# Nordland ODR-C Overdrive



## Alex (Feb 11, 2006)

A few months ago I was reading up on this pedal and it looked impressive and tried to purchase one. They are sold out of Germany direct by the builder and at the time, they were sold out. I recently was exchanging with @zztomato and he reminded me of the Nordland. I checked the Nordland website and they had stock on hand. 4 days later the pedal arrived.

The Nordland is based on the Nobels ODR-1 and manufactured from the same individual that created the Nobels. The builder claims that it is the engine of the ODR-1 with a few new functions such as ; small lo-cut knob (which is stellar), ODC knob to decrease the amount of overdrive, big Mid knob for midrange and, also improvements that include; operating at voltages between 9-18v, true bypass and high quality parts.

The manual is quite detailed and also includes frequency graphs when operating the various knobs.

I used my trusty SVL Strat and my Two Rock Bloomfield and Fat Jimmy Gigmaster. In the manual, the unit is claimed to “retain the sound of the guitar as much as possible” 

So with that, I set the controls following the setting examples in the manual from low gain to heavy compressed solo. I thought I would go through the presets quickly and right off the bat…on the low gain preset, just beautiful! Spent 20 minutes on that first setting. It was essentially my Bloomfield with more gain from the amp. It really is transparent! (I try avoid using that word but not in this case). The same retention of character when you increase the gain. 

What seals the deal for me even further more is when I reached the “heavy compressed solo” settings, wow, felt like a soaring eagle in solo land……it does low gain to higher gain settings incredibly well. 

I then tried the unit with my Fat Jimmy amp and yep, it still sounds like my Gigmaster and retains all of the tonal characteristics of the amp. Even with higher gain settings, does not lose the identity of the amp.

All in all, a “wow” pedal. believe the hype. I am typically not a fan of Tubescreamer type platforms but this unit seems to fix all of my issues with them.


----------



## Budda (May 29, 2007)

That looks like a serious manual. A good thing to see.


----------



## zztomato (Nov 19, 2010)

Hey @Alex , glad you like it! It's a stellar pedal to be sure.


----------



## spacebard (Aug 1, 2009)

I just bought the 30th anniversary limited edition improved with a High gain-Low gain switch and an internal presence switch.


----------



## zztomato (Nov 19, 2010)

spacebard said:


> I just bought the 30th anniversary limited edition improved with a High gain-Low gain switch and an internal presence switch.
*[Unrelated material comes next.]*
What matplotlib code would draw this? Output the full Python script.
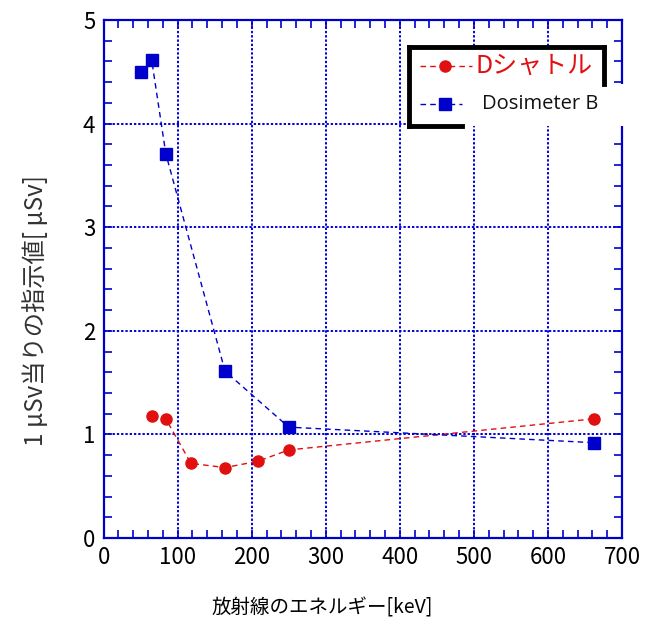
import matplotlib
matplotlib.use("Agg")
import matplotlib.pyplot as plt
import matplotlib.ticker as ticker
from matplotlib.lines import Line2D
from matplotlib.patches import Rectangle

plt.rcParams['font.family'] = ['Noto Sans CJK JP', 'DejaVu Sans']

# data
energy_dshuttle = [65, 84, 118, 164, 208, 250, 662]
reading_dshuttle = [1.18, 1.15, 0.72, 0.68, 0.74, 0.85, 1.15]
energy_dosiB = [50, 65, 84, 164, 250, 662]
reading_dosiB = [4.50, 4.61, 3.71, 1.61, 1.07, 0.92]
label_dshuttle = "Dシャトル"
label_dosiB = "Dosimeter B"

RED = "#e01010"
BLUE = "#0000cc"
W, H = 666, 626

fig = plt.figure(figsize=(W / 100, H / 100), dpi=100)
ax = fig.add_axes([103.6 / W, 1 - 538 / H, (622 - 103.6) / W, (538 - 20) / H])

ax.plot(energy_dshuttle, reading_dshuttle, color=RED, lw=1.0, ls=(0, (4, 3)),
        marker='o', ms=8, mfc=RED, mec=RED, zorder=3)
ax.plot(energy_dosiB, reading_dosiB, color=BLUE, lw=1.0, ls=(0, (4, 3)),
        marker='s', ms=9, mfc=BLUE, mec=BLUE, zorder=3)

ax.set_xlim(0, 700)
ax.set_ylim(0, 5)
ax.xaxis.set_major_locator(ticker.MultipleLocator(100))
ax.xaxis.set_minor_locator(ticker.MultipleLocator(20))
ax.yaxis.set_major_locator(ticker.MultipleLocator(1))
ax.yaxis.set_minor_locator(ticker.MultipleLocator(0.2))
ax.tick_params(which='both', direction='in', top=True, right=True, color=BLUE, width=1.2)
ax.tick_params(which='major', length=6, labelsize=16, pad=6)
ax.tick_params(which='minor', length=6)
ax.grid(True, which='major', color='#0000dd', lw=1.4, ls=(0, (1.2, 1.0)))
for s in ax.spines.values():
    s.set_color(BLUE)
    s.set_linewidth(1.6)

ax.set_xlabel("放射線のエネルギー[keV]", fontsize=14)
ax.xaxis.set_label_coords(0.421, -0.115)
ax.set_ylabel("1 μSv当りの指示値[ μSv]", fontsize=17.5, color='#333333')
ax.yaxis.set_label_coords(-0.105, 0.44)


# legend drawn by hand in pixel positions (figure level, above the axes)
def fx(px):
    return px / W


def fy(py):
    return 1 - py / H


fig.patches.append(Rectangle((fx(409), fy(126)), fx(604) - fx(409), fy(47) - fy(126),
                             transform=fig.transFigure, facecolor='white', edgecolor='none', zorder=1))
fig.patches.append(Rectangle((fx(462), fy(126)), fx(628) - fx(462), fy(84) - fy(126),
                             transform=fig.transFigure, facecolor='white', edgecolor='none', zorder=1))
for xs, ys in [([409, 604], [47, 47]), ([604, 604], [47, 84]), ([409, 409], [47, 126]),
               ([409, 462], [126, 126])]:
    fig.lines.append(Line2D([fx(x) for x in xs], [fy(y) for y in ys], transform=fig.transFigure,
                            color='black', lw=3.5, solid_capstyle='projecting', zorder=2))

fig.lines.append(Line2D([fx(420), fx(472)], [fy(66), fy(66)], transform=fig.transFigure,
                        color=RED, lw=1.0, ls=(0, (4, 3)), zorder=2))
fig.lines.append(Line2D([fx(445)], [fy(66)], transform=fig.transFigure, marker='o', ms=8,
                        color=RED, zorder=2))
fig.text(fx(476), fy(66), label_dshuttle, color=RED, fontsize=18, va='center', ha='left', zorder=3)

fig.lines.append(Line2D([fx(420), fx(462)], [fy(104), fy(104)], transform=fig.transFigure,
                        color=BLUE, lw=1.0, ls=(0, (4, 3)), zorder=2))
fig.lines.append(Line2D([fx(445)], [fy(104)], transform=fig.transFigure, marker='s', ms=9,
                        color=BLUE, zorder=2))
fig.text(fx(482), fy(104), label_dosiB, color='#111111', fontsize=14.5, family='Open Sans',
         va='center', ha='left', zorder=3)

fig.savefig("out.png", dpi=100)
Looks great! Have you compared to the first Nordland?


----------



## spacebard (Aug 1, 2009)

zztomato said:


> Looks great! Have you compared to the first Nordland?


No, this is my first Nordland. Can't wait to try it.
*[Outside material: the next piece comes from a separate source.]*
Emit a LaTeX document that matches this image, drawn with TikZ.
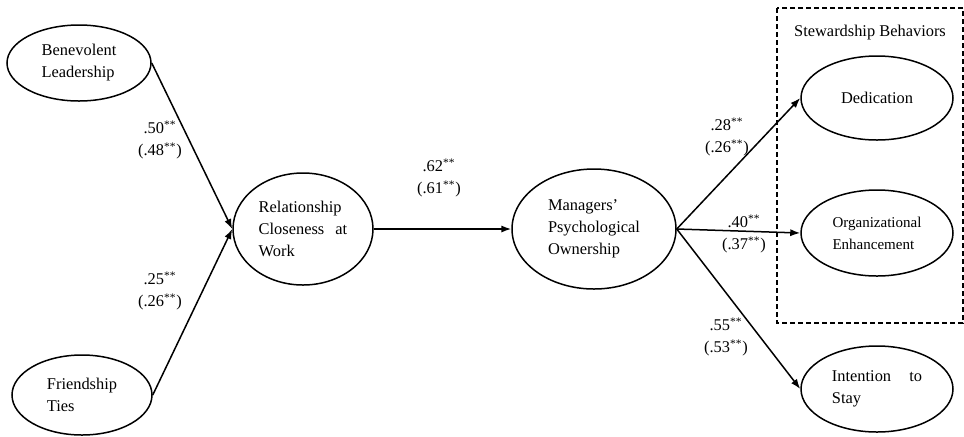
\documentclass[tikz,border=0pt]{standalone}
\usepackage{fontspec}
\setmainfont{Liberation Serif}
\usetikzlibrary{shapes.geometric, arrows.meta, positioning}
\newcommand{\sig}{\textsuperscript{**}}
\tikzset{
    % Latent variable ellipses
    latent/.style={
        ellipse,
        draw=black,
        line width=0.75pt,
        inner sep=0pt,
        minimum width=74pt,
        minimum height=41pt,
        align=left,
        font=\fontsize{8.2}{11}\selectfont
    },
    coef/.style={
        align=center,
        inner sep=0pt,
        font=\fontsize{8.2}{11}\selectfont
    },
    path arrow/.style={
        -{Latex[length=5pt,width=3.6pt]},
        line width=0.75pt,
        black
    }
}

\begin{document}
\begin{tikzpicture}[x=0.5pt, y=-0.5pt]
        \useasboundingbox (0,0) rectangle (964,436);

        % Antecedents
        \node[latent, minimum width=72pt, minimum height=38pt] (benev) at (79, 63) {
            Benevolent\\
            Leadership
        };
        \node[latent, minimum width=70pt, minimum height=40pt] (friend) at (82, 395) {
            Friendship\\
            Ties
        };

        % Mediators
        \node[latent, minimum width=70pt, minimum height=56pt] (close) at (303, 229) {
            Relationship\\
            Closeness\hspace{3.5pt} at\\
            Work
        };
        \node[latent, minimum width=82pt, minimum height=60pt] (owner) at (594, 229) {
            Managers'\\
            Psychological\\
            Ownership
        };

        % Outcomes
        \node[latent, minimum width=76pt, minimum height=42pt] (dedic) at (877, 98) {Dedication};
        \node[latent, minimum width=76pt, minimum height=43pt,
              font=\fontsize{7.5}{11}\selectfont] (enhance) at (877, 233) {
            Organizational\\
            Enhancement
        };
        \node[latent, minimum width=76pt, minimum height=43pt] (stay) at (877, 389) {
            Intention\hspace{7pt} to\\
            Stay
        };

        % Stewardship group
        \coordinate (boxtl) at (777, 8);
        \coordinate (boxbr) at (963, 323);
        \draw[line width=0.6pt, dash pattern=on 2.5pt off 1.5pt] (boxtl) rectangle (boxbr);
        \node[coef] (steward) at (870, 33) {Stewardship Behaviors};

        % Paths
        \draw[path arrow] (benev.east) -- (close.west);
        \draw[path arrow] (friend.east) -- (close.west);
        \draw[path arrow] (close.east) -- (owner.west);
        \draw[path arrow] (owner.east) -- (dedic.west);
        \draw[path arrow] (owner.east) -- (enhance.west);
        \draw[path arrow] (owner.east) -- (stay.west);

        % Coefficients
        \node[coef] (b50) at (160, 140) {.50\sig\\(.48\sig)};
        \node[coef] (f25) at (160, 291) {.25\sig\\(.26\sig)};
        \node[coef] (c62) at (439, 178) {.62\sig\\(.61\sig)};
        \node[coef] (o28) at (727, 137) {.28\sig\\(.26\sig)};
        \node[coef] (o40) at (744, 234) {.40\sig\\(.37\sig)};
        \node[coef] (o55) at (726, 337) {.55\sig\\(.53\sig)};
    \end{tikzpicture}
\end{document}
Sounds great in that video:


----------



## Xevyn (Jul 14, 2021)

Just got the email about the 30th anniversary limited edition as well...the high/low gain push switch and the internal presence switch sound really interesting...


----------



## Dorman (5 mo ago)

GAS’ing hard for the 30th anniversary version. I had the original Nordland (full size) but sold it. This seems to be the closest thing to a real vintage nobels one can get with the tweak ability.


----------